What to Do While Waiting for Coverage

If you are in the process of applying for coverage and do not currently have an active policy, take immediate steps to protect the property. Secure all entry points, shut off the water supply if the home is vacant, and document the current condition of the property with photographs and video. If you have a mortgage, your lender will likely force-place insurance on the property, which is expensive and provides limited coverage but at least protects the lender's interest. Your own applications for better coverage should continue in parallel with any force-placed policy.

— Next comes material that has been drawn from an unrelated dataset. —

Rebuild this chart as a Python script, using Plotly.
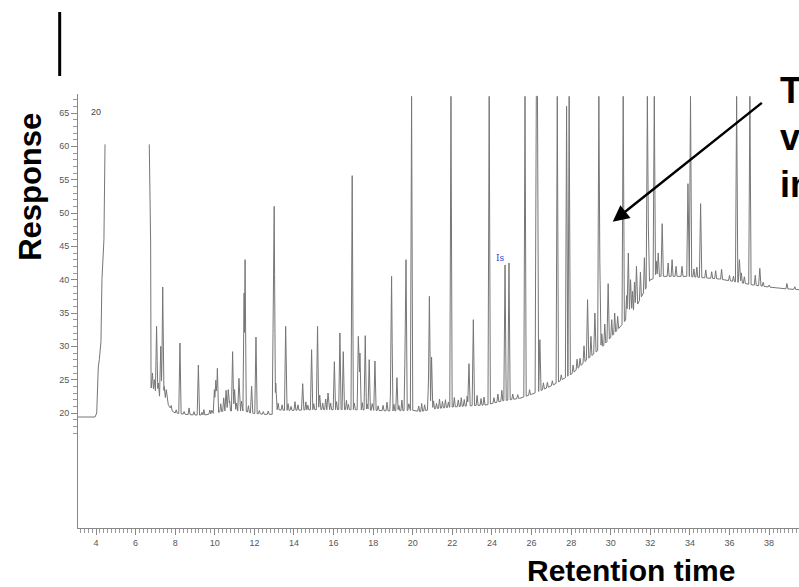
import numpy as np
import plotly.graph_objects as go

# ---------------- data ----------------
# first segment (before the solvent delay gap)
SEG1_T = [3.09, 3.95, 4.035, 4.116, 4.167, 4.25, 4.30, 4.37, 4.40, 4.455]
SEG1_V = [19.4, 19.4, 20.0, 26.9, 28.0, 30.7, 40.0, 44.0, 46.0, 60.3]

# head of the second segment
SEG2_HEAD_T = [6.69, 6.72, 6.76]
SEG2_HEAD_V = [60.3, 50.0, 45.5]

# baseline (unresolved hump) knots
BASE_T = [6.78, 6.9, 7.1, 7.3, 7.5, 7.7, 7.85, 8.0, 8.5, 9.0, 9.5, 10.0, 10.5, 11.0,
          11.5, 11.8, 12.5, 12.9, 13.1, 13.5, 14.0, 15.0, 16.0, 17.0, 18.0, 19.0,
          20.0, 20.4, 21.0, 22.0, 23.0, 23.7, 24.5, 25.4, 26.0, 26.5, 27.1, 28.1,
          28.8, 29.6, 30.5, 31.3, 32.0, 32.5, 33.8, 35.5, 37.2, 38.5, 39.51]
BASE_V = [23.8, 23.2, 22.8, 22.3, 22.0, 21.0, 20.3, 20.0, 19.8, 19.7, 19.7, 20.0, 20.3, 20.3,
          20.3, 20.0, 19.8, 19.8, 20.5, 20.4, 20.4, 20.5, 20.5, 20.5, 20.4, 20.3,
          20.4, 20.2, 20.6, 20.9, 21.1, 21.2, 21.8, 22.2, 22.8, 23.4, 24.2, 26.0,
          28.0, 30.0, 33.0, 36.0, 40.0, 40.5, 40.5, 40.1, 39.2, 38.7, 38.5]

# resolved peaks: retention time and apex response
PEAK_T = [6.85, 6.95, 7.06, 7.15, 7.27, 7.37, 7.45, 7.55, 8.24, 9.17, 9.98, 10.05, 10.13,
          10.57, 10.68, 10.9, 11.0, 11.22, 11.48, 11.53, 11.86, 12.08, 12.96, 13.0, 13.08,
          13.58, 14.44, 14.89, 15.19, 15.3, 15.72, 16.04, 16.32, 16.49, 16.94, 17.25, 17.33,
          17.6, 17.8, 18.09, 18.9, 18.93, 19.2, 19.62, 19.66, 19.94, 20.8, 20.84, 20.95,
          21.93, 22.84, 23.06, 23.86, 24.66, 24.86, 25.67, 26.24, 26.3, 26.42, 27.3, 27.77,
          27.9, 28.83, 29.2, 29.4, 29.45, 29.87, 30.63, 30.89, 31.0, 31.3, 31.85, 31.9,
          32.2, 32.4, 32.6, 33.9, 34.03, 34.54, 36.36, 36.5, 37.03, 37.53]
PEAK_V = [26.0, 25.0, 33.0, 24.5, 30.0, 38.9, 24.0, 23.5, 30.5, 27.2, 23.5, 24.9, 26.7,
          23.4, 23.5, 29.2, 23.5, 25.2, 38.0, 43.0, 24.0, 31.4, 38.0, 51.0, 24.5,
          33.0, 24.4, 29.5, 33.0, 22.7, 23.0, 27.7, 32.0, 29.2, 55.6, 31.5, 29.0,
          31.6, 28.0, 27.8, 25.0, 40.5, 25.3, 31.0, 43.0, 67.5, 25.0, 37.5, 28.4,
          67.5, 27.4, 34.0, 67.5, 42.2, 42.5, 67.5, 67.5, 67.5, 31.0, 67.5, 66.0,
          67.5, 37.0, 35.0, 67.5, 42.7, 39.4, 67.5, 44.0, 40.0, 42.0, 67.5, 47.9,
          67.5, 44.0, 48.4, 54.4, 67.5, 51.4, 67.5, 43.0, 67.5, 41.7]

# small peaks ("grass"): retention time and height above the hump
MINOR_T = [7.6, 7.8, 8.05, 8.45, 8.7, 8.95, 9.35, 9.45, 9.75, 9.85,
           10.3, 10.45, 10.75, 11.1, 11.35, 11.7, 12.25, 12.45, 12.7,
           13.2, 13.4, 13.7, 13.85, 14.05, 14.2, 14.6, 14.7, 15.0, 15.45, 15.6, 15.85,
           16.15, 16.65, 16.75, 17.05, 17.45, 17.7, 17.95, 18.25, 18.5, 18.7, 19.05, 19.3, 19.45, 19.8,
           20.3, 20.45, 20.6, 21.05, 21.2, 21.35, 21.5, 21.65, 21.8, 22.1, 22.3, 22.45, 22.6, 22.75,
           23.25, 23.45, 23.6,
           24.1, 24.3, 24.5, 25.05, 25.3, 25.9, 26.6, 26.8, 27.05, 27.5, 28.1, 28.3, 28.45,
           28.65, 29.0, 29.55, 29.7, 30.05, 30.2, 30.35, 30.8, 31.1, 31.2, 31.5, 31.7,
           32.3, 32.9, 33.1, 33.3, 33.6, 34.2, 34.35, 34.8, 35.1, 35.3, 35.6, 36.0, 36.2,
           36.6, 36.75, 37.3, 37.7, 38.0, 38.9, 39.3]
MINOR_H = [0.8, 0.6, 0.5, 0.4, 1.0, 0.5, 0.4, 0.8, 0.6, 0.5,
           1.2, 2.0, 1.5, 1.2, 1.5, 1.0, 0.5, 0.4, 0.5,
           1.0, 0.8, 1.0, 0.6, 1.3, 0.8, 1.2, 0.7, 0.9, 1.0, 1.6, 1.0,
           1.2, 1.4, 0.8, 1.0, 1.1, 0.9, 1.0, 0.7, 0.8, 1.3, 1.0, 0.8, 1.6, 1.0,
           0.8, 1.2, 0.9, 1.2, 0.8, 1.4, 1.0, 1.2, 0.8, 1.4, 1.0, 1.3, 1.0, 1.5,
           1.5, 1.0, 1.2,
           0.8, 1.2, 1.6, 0.8, 0.6, 0.8, 1.0, 0.8, 0.7, 0.8, 1.2, 1.5, 1.2,
           2.5, 3.0, 2.0, 3.0, 2.5, 3.0, 2.0, 3.5, 3.0, 4.0, 4.0, 5.0,
           2.5, 2.0, 2.5, 1.5, 1.5, 1.2, 1.5, 1.2, 1.0, 1.2, 1.5, 0.8, 0.8,
           1.5, 1.0, 1.5, 0.6, 0.3, 0.8, 0.4]

X_TICKS = list(range(4, 39, 2))
Y_TICKS = [20, 25, 30, 35, 40, 45, 50, 55, 60, 65]
Y_MINOR = [v for v in range(17, 69) if v % 5 != 0]

# ---------------- build the trace from the peak table ----------------
HW_MAJOR = 0.06
HW_MINOR = 0.05
bt = np.array(BASE_T)
bv = np.array(BASE_V)
pt = np.array(PEAK_T)
pv = np.array(PEAK_V)
mt = np.array(MINOR_T)
mh = np.array(MINOR_H)

verts = set(bt.tolist())
for t0 in pt:
    verts |= {t0 - HW_MAJOR, t0, t0 + HW_MAJOR}
for t0 in mt:
    verts |= {t0 - HW_MINOR, t0, t0 + HW_MINOR}
tv = np.array(sorted(v for v in verts if bt[0] <= v <= bt[-1]))
base = np.interp(tv, bt, bv)
bump = np.zeros_like(tv)
ph = pv - np.interp(pt, bt, bv)
for t0, h in zip(pt, ph):
    bump = np.maximum(bump, h * np.clip(1 - np.abs(tv - t0) / HW_MAJOR, 0, None))
for t0, h in zip(mt, mh):
    bump = np.maximum(bump, h * np.clip(1 - np.abs(tv - t0) / HW_MINOR, 0, None))
yv = base + bump

xs = SEG1_T + [None] + SEG2_HEAD_T + tv.tolist()
ys = SEG1_V + [None] + SEG2_HEAD_V + yv.tolist()

FONT = "Liberation Sans, Arial, sans-serif"

fig = go.Figure()
fig.add_trace(go.Scatter(x=xs, y=ys, mode="lines",
                         line=dict(color="#767676", width=1),
                         connectgaps=False, hoverinfo="skip", showlegend=False))

fig.update_layout(
    width=799, height=587,
    margin=dict(l=78, r=0, t=94, b=59),
    paper_bgcolor="white", plot_bgcolor="white",
    showlegend=False,
    xaxis=dict(range=[3.09, 39.51], tickmode="array", tickvals=X_TICKS,
               ticktext=[str(v) for v in X_TICKS],
               ticks="outside", ticklen=6, tickcolor="#888", tickwidth=1,
               showline=True, linecolor="#888", linewidth=1,
               showgrid=False, zeroline=False,
               tickfont=dict(family=FONT, size=9, color="#555"),
               minor=dict(tick0=0, dtick=0.2, ticks="outside", ticklen=4,
                          tickcolor="#999", showgrid=False)),
    yaxis=dict(range=[2.75, 67.85], tickmode="array", tickvals=Y_TICKS,
               ticktext=[str(v) for v in Y_TICKS],
               ticks="outside", ticklen=6, tickcolor="#888", tickwidth=1,
               showline=True, linecolor="#888", linewidth=1,
               showgrid=False, zeroline=False,
               tickfont=dict(family=FONT, size=9, color="#555"),
               minor=dict(tickmode="array", tickvals=Y_MINOR, ticks="outside",
                          ticklen=4, tickcolor="#999", showgrid=False)),
)

annotations = [
    dict(text="<b>Response</b>", xref="paper", yref="paper", x=-0.0652, y=0.786,
         textangle=-90, showarrow=False, xanchor="center", yanchor="middle",
         font=dict(family=FONT, size=31, color="black")),
    dict(text="<b>Retention time</b>", xref="paper", yref="paper", x=0.7663, y=-0.099,
         showarrow=False, xanchor="center", yanchor="middle",
         font=dict(family=FONT, size=30, color="black")),
    dict(text="<b>The<br>very<br>in</b>", xref="paper", yref="paper", x=0.971, y=1.06,
         showarrow=False, xanchor="left", yanchor="top", align="left",
         font=dict(family=FONT, size=36, color="black")),
    dict(text="", x=30.1, y=48.7, xref="x", yref="y", ax=150.6, ay=-120,
         showarrow=True, arrowhead=2, arrowsize=1.3, arrowwidth=2.5,
         arrowcolor="black", standoff=0),
    dict(text="20", x=4.0, y=65.2, xref="x", yref="y", showarrow=False,
         font=dict(family=FONT, size=9, color="#444")),
    dict(text="Is", x=24.45, y=43.3, xref="x", yref="y", showarrow=False,
         font=dict(family="DejaVu Serif", size=9, color="#3344cc")),
]
fig.update_layout(annotations=annotations)

fig.add_shape(type="line", xref="paper", yref="paper", x0=-0.0254, x1=-0.0254,
              y0=1.0415, y1=1.189, line=dict(color="black", width=3))

fig.write_html("out.html")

Never allow a gap in coverage to persist longer than absolutely necessary. Even one day without insurance exposes you to the full replacement cost of the home and all its contents, plus personal liability for any injuries that occur on the property. The cost of even the most expensive surplus lines or FAIR Plan coverage is a fraction of what an uninsured loss would cost.

When to Consider Selling or Demolishing

In rare cases, a home may be so deteriorated or so burdened by risk factors that the cost of making it insurable exceeds its value. If the necessary upgrades would cost $50,000 or more on a home worth $80,000, the financial calculus may favor selling the property as-is (at a discounted price reflecting the work needed) or, in extreme cases, demolishing the structure and selling the land. These are difficult decisions, but it is important to evaluate them honestly rather than spending tens of thousands of dollars on a property where the insurance and upgrade costs will never be recovered.

Key Takeaway

Multiple insurance denials require a systematic response: identify the specific denial reason, determine whether it can be fixed, engage an independent agent with surplus lines experience, and work through the coverage options from surplus lines to FAIR Plans. Every home can be insured through some mechanism, and the goal is to find coverage now while working toward the standard market rates that come with a fully updated property.